Para hacer preguntas, uno debía acercarse a un micrófono muy lejano, que estaba del otro lado de la piscina donde habían ubicado a Rodríguez. Yo no tenía presupuestado preguntar nada. Las multitudes siempre me han hecho sentir pánico. Pero dijeron mi nombre por un parlante: “Ahora pregunta Fernando Araújo Vélez, de la revista Cromos”. Las circunstancias me habían obligado. Me levanté, caminé muy despacio, temblando y pensando en mi pregunta. Cuando llegué al micrófono, una especie de lámpara pegada al piso, saludé y se me olvidó lo que había pensado. Pasaron uno, dos y tres y diez y 30 segundos y yo temblaba cada vez más, ante un silencio que era cada vez más denso, más tenebroso.

Sentí que el mundo daba vueltas, hasta que en una de aquellas vueltas, oí un pitido muy fino, como en seis tonos que me sonaron a una canción, y aquella canción se hizo letra y por fin, interrogante. “¿A qué le debe hoy usted una canción”?, pregunté. Silvio Rodríguez se inclinó hacia adelante y tomó un micrófono de mano. Dijo algo como “Mira, Fernando, ¿Fernando?”. “Sí”, respondí yo. “La verdad -siguió- es que no había pensado en eso. No sé, no sé a qué le debo una canción, qué pregunta más complicada. Tal vez si me das una guitarra…”. Sonrió, miró lejos, volvió a decir que no sabía. Hubo silencios, murmullos. De repente, la organizadora de la rueda de prensa se le acercó, le dijo algo en voz baja y anunció con una sonrisa muy plena, muy capitalista diría yo, el final de la sesión. Al día siguiente, Rodríguez cantó en el Jorge Eliécer Gaitán. Esa noche presentó parte de Causas y Azares, y sobre el final, quiso darle gusto al público que le pedía con insistencia Ojalá, Ojalá, Ojalá.

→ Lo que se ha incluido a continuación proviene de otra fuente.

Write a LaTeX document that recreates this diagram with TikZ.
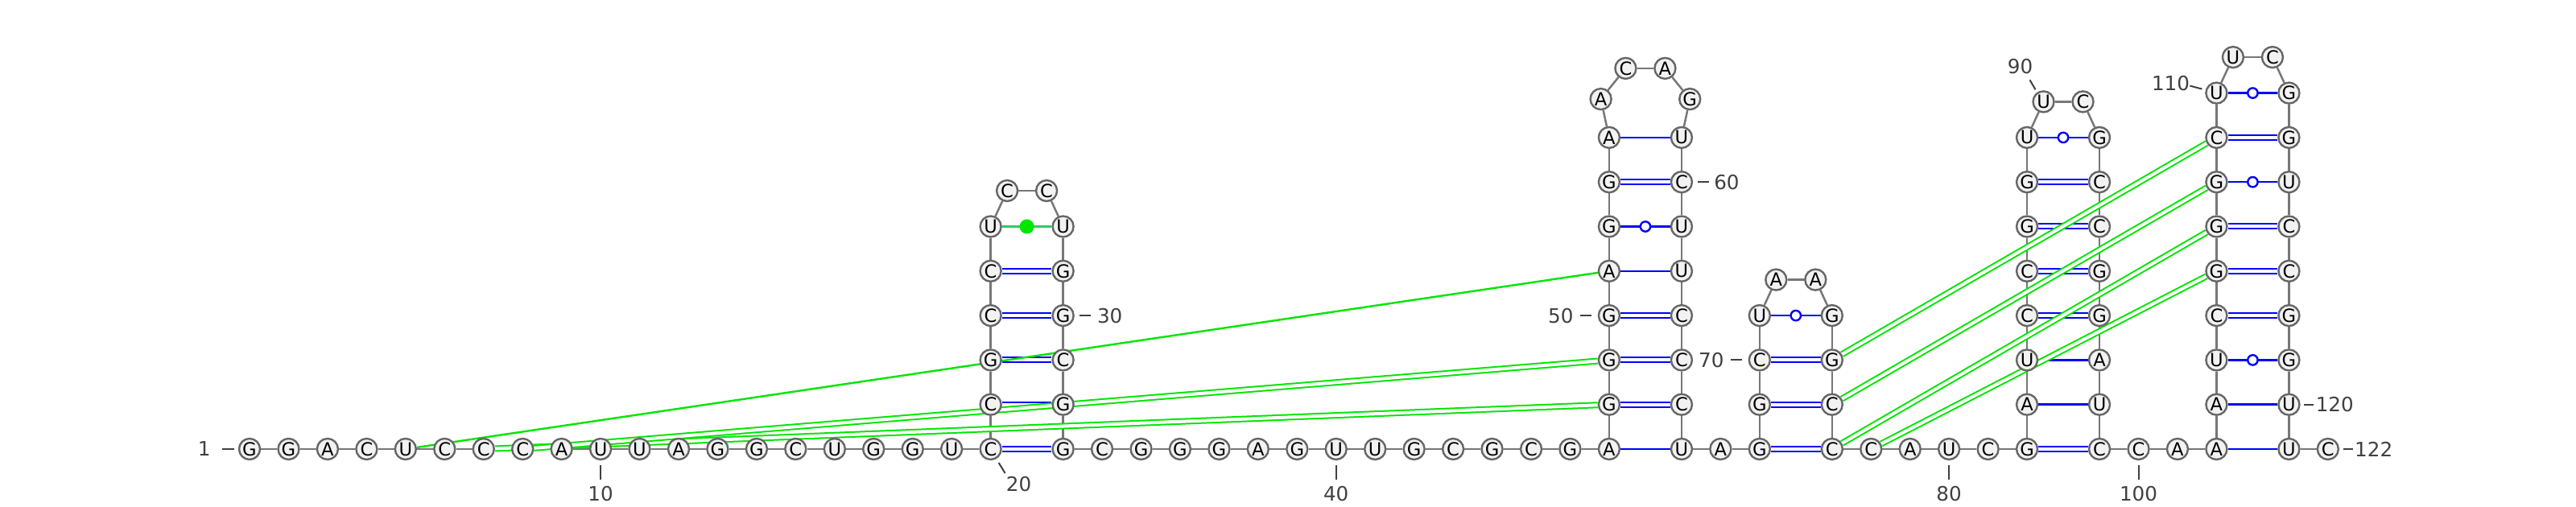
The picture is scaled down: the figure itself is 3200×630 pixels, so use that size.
\documentclass[tikz,border=0pt]{standalone}
\usepackage{fontspec}
\setmainfont{DejaVu Sans}
\usetikzlibrary{backgrounds,calc}
\definecolor{pblue}{RGB}{0,0,255}
\definecolor{pgreen}{RGB}{0,230,0}
\definecolor{uugreen}{RGB}{50,200,100}
\definecolor{ntline}{RGB}{102,102,102}
\definecolor{ntfill}{RGB}{242,242,242}
\definecolor{bbgray}{RGB}{119,119,119}
\definecolor{labgray}{RGB}{64,64,64}
\tikzset{
  nt/.style={circle, draw=ntline, fill=ntfill, line width=1.2pt, minimum size=13pt, inner sep=0pt,
    font=\fontsize{11.3}{12}\selectfont},
  bb/.style={draw=bbgray, line width=1.25pt},
  wc/.style={draw=pblue, line width=1pt, double=white, double distance=2pt},
  au/.style={draw=pblue, line width=1.25pt},
  gudot/.style={circle, draw=pblue, fill=white, line width=1.2pt, minimum size=6.2pt, inner sep=0pt},
  uuline/.style={draw=uugreen, line width=1.25pt},
  uudot/.style={circle, fill=pgreen, draw=none, minimum size=9pt, inner sep=0pt},
  pk/.style={draw=pgreen, line width=1pt, double=white, double distance=2pt},
  pkone/.style={draw=pgreen, line width=1.2pt},
  tk/.style={draw=labgray, line width=1pt},
  lab/.style={text=labgray, inner sep=0pt, font=\fontsize{12.3}{13}\selectfont}
}
\begin{document}
\begin{tikzpicture}[x=0.5pt,y=-0.5pt]
\useasboundingbox (0,0) rectangle (3200,630);
\foreach \n/\b/\x/\y in {
1/G/310/558, 2/G/358.5/558, 3/A/406.9/558, 4/C/455.4/558, 5/U/503.8/558, 6/C/552.3/558, 7/C/600.7/558, 8/C/649.2/558, 9/A/697.6/558, 10/U/746.1/558, 11/U/794.5/558, 12/A/843/558, 13/G/891.4/558, 14/G/939.9/558, 15/C/988.3/558, 16/U/1036.8/558, 17/G/1085.2/558, 18/G/1133.7/558, 19/U/1182.1/558, 20/C/1230.6/558,
21/C/1230.6/502.7, 22/G/1230.6/447.4, 23/C/1230.6/392.1, 24/C/1230.6/336.8, 25/U/1230.6/281.5, 26/C/1251.1/237, 27/C/1300.1/237, 28/U/1320.6/281.5, 29/G/1320.6/336.8, 30/G/1320.6/392.1, 31/C/1320.6/447.4, 32/G/1320.6/502.7, 33/G/1320.6/558,
34/C/1369/558, 35/G/1417.5/558, 36/G/1465.9/558, 37/G/1514.4/558, 38/A/1562.8/558, 39/G/1611.3/558, 40/U/1659.7/558, 41/U/1708.2/558, 42/G/1756.6/558, 43/C/1805.1/558, 44/G/1853.5/558, 45/C/1902/558, 46/G/1950.4/558, 47/A/1998.9/558,
48/G/1998.9/502.7, 49/G/1998.9/447.4, 50/G/1998.9/392.1, 51/A/1998.9/336.8, 52/G/1998.9/281.5, 53/G/1998.9/226.2, 54/A/1998.9/170.9, 55/A/1988.6/123.1, 56/C/2019.4/84.9, 57/A/2068.4/84.9, 58/G/2099.2/123.1, 59/U/2088.9/170.9, 60/C/2088.9/226.2, 61/U/2088.9/281.5, 62/U/2088.9/336.8, 63/C/2088.9/392.1, 64/C/2088.9/447.4, 65/C/2088.9/502.7, 66/U/2088.9/558,
67/A/2137.3/558, 68/G/2185.8/558, 69/G/2185.8/502.7, 70/C/2185.8/447.4, 71/U/2185.8/392.1, 72/A/2206.3/347.6, 73/A/2255.3/347.6, 74/G/2275.8/392.1, 75/G/2275.8/447.4, 76/C/2275.8/502.7, 77/C/2275.8/558,
78/C/2324.2/558, 79/A/2372.7/558, 80/U/2421.1/558, 81/C/2469.6/558, 82/G/2518/558,
83/A/2518/502.7, 84/U/2518/447.4, 85/C/2518/392.1, 86/C/2518/336.8, 87/G/2518/281.5, 88/G/2518/226.2, 89/U/2518/170.9, 90/U/2538.5/126.4, 91/C/2587.5/126.4, 92/G/2608/170.9, 93/C/2608/226.2, 94/C/2608/281.5, 95/G/2608/336.8, 96/G/2608/392.1, 97/A/2608/447.4, 98/U/2608/502.7, 99/C/2608/558,
100/C/2656.5/558, 101/A/2704.9/558, 102/A/2753.4/558,
103/A/2753.4/502.7, 104/U/2753.4/447.4, 105/C/2753.4/392.1, 106/G/2753.4/336.8, 107/G/2753.4/281.5, 108/G/2753.4/226.2, 109/C/2753.4/170.9, 110/U/2753.4/115.6, 111/U/2773.9/71.1, 112/C/2822.9/71.1, 113/G/2843.4/115.6, 114/G/2843.4/170.9, 115/U/2843.4/226.2, 116/C/2843.4/281.5, 117/C/2843.4/336.8, 118/G/2843.4/392.1, 119/G/2843.4/447.4, 120/U/2843.4/502.7, 121/U/2843.4/558, 122/C/2891.8/558}
  {\node[nt] (n\n) at (\x,\y) {\b};}

% position labels and ticks
\node[lab, anchor=east] (lab1) at ($(n1)+(-48,0)$) {1};
\draw[tk] ($(n1)+(-34,0)$) -- ($(n1)+(-19,0)$);
\foreach \k in {10,40,80,100} {
  \node[lab, anchor=north] (lab\k) at ($(n\k)+(0,46)$) {\k};
  \draw[tk] ($(n\k)+(0,20)$) -- ($(n\k)+(0,38)$);
}
\node[lab] (lab20) at ($(n20)+(35,44)$) {20};
\draw[tk] ($(n20)+(10,17)$) -- ($(n20)+(18,30)$);
\node[lab, anchor=west] (lab30) at ($(n30)+(42,0)$) {30};
\draw[tk] ($(n30)+(20,0)$) -- ($(n30)+(34,0)$);
\node[lab, anchor=west] (lab60) at ($(n60)+(40,0)$) {60};
\draw[tk] ($(n60)+(20,0)$) -- ($(n60)+(34,0)$);
\node[lab, anchor=east] (lab50) at ($(n50)+(-44,0)$) {50};
\draw[tk] ($(n50)+(-36,0)$) -- ($(n50)+(-22,0)$);
\node[lab, anchor=east] (lab70) at ($(n70)+(-44,0)$) {70};
\draw[tk] ($(n70)+(-36,0)$) -- ($(n70)+(-22,0)$);
\node[lab] (lab90) at ($(n90)+(-29,-44)$) {90};
\draw[tk] ($(n90)+(-10,-15)$) -- ($(n90)+(-17,-27)$);
\node[lab, anchor=east] (lab110) at ($(n110)+(-33,-12)$) {110};
\draw[tk] ($(n110)+(-33,-9)$) -- ($(n110)+(-18,-5)$);
\node[lab, anchor=west] (lab120) at ($(n120)+(33,0)$) {120};
\draw[tk] ($(n120)+(19,0)$) -- ($(n120)+(31,0)$);
\node[lab, anchor=west] (lab122) at ($(n122)+(33,0)$) {122};
\draw[tk] ($(n122)+(19,0)$) -- ($(n122)+(31,0)$);

\begin{pgfonlayer}{background}
  % backbone
  \foreach \i [evaluate=\i as \j using int(\i+1)] in {1,...,121}
    {\draw[bb] (n\i) -- (n\j);}
  % Watson-Crick GC pairs
  \foreach \a/\b in {20/33,21/32,22/31,23/30,24/29,48/65,49/64,50/63,53/60,68/77,69/76,70/75,82/99,85/96,86/95,87/94,88/93,105/118,106/117,107/116,109/114}
    {\draw[wc] (n\a) -- (n\b);}
  % AU pairs
  \foreach \a/\b in {47/66,51/62,54/59,83/98,84/97,102/121,103/120}
    {\draw[au] (n\a) -- (n\b);}
  % GU wobble pairs
  \foreach \a/\b in {52/61,71/74,89/92,104/119,108/115,110/113}
    {\draw[au] (n\a) -- node[gudot] (gu\a) {} (n\b);}
  % non-canonical UU
  \draw[uuline] (n25) -- node[uudot] (uu25) {} (n28);
  % pseudoknot / tertiary
  \foreach \a/\b in {7/48,8/49,75/109,76/108,77/107,78/106}
    {\draw[pk] (n\a) -- (n\b);}
  \draw[pkone] (n5) -- (n51);
\end{pgfonlayer}
\end{tikzpicture}
\end{document}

Olvidó algún acorde. Hizo una mueca de contrariedad y explicó que hacía mucho no la tocaba. 

Luego, sobre el filo de la medianoche, ya para despedirse, anunció que interpretaría una canción pues le debía una canción a una pregunta, y se largó con “Le debo una canción a los pecados, a los pecados que no gasté, los que no pude…”.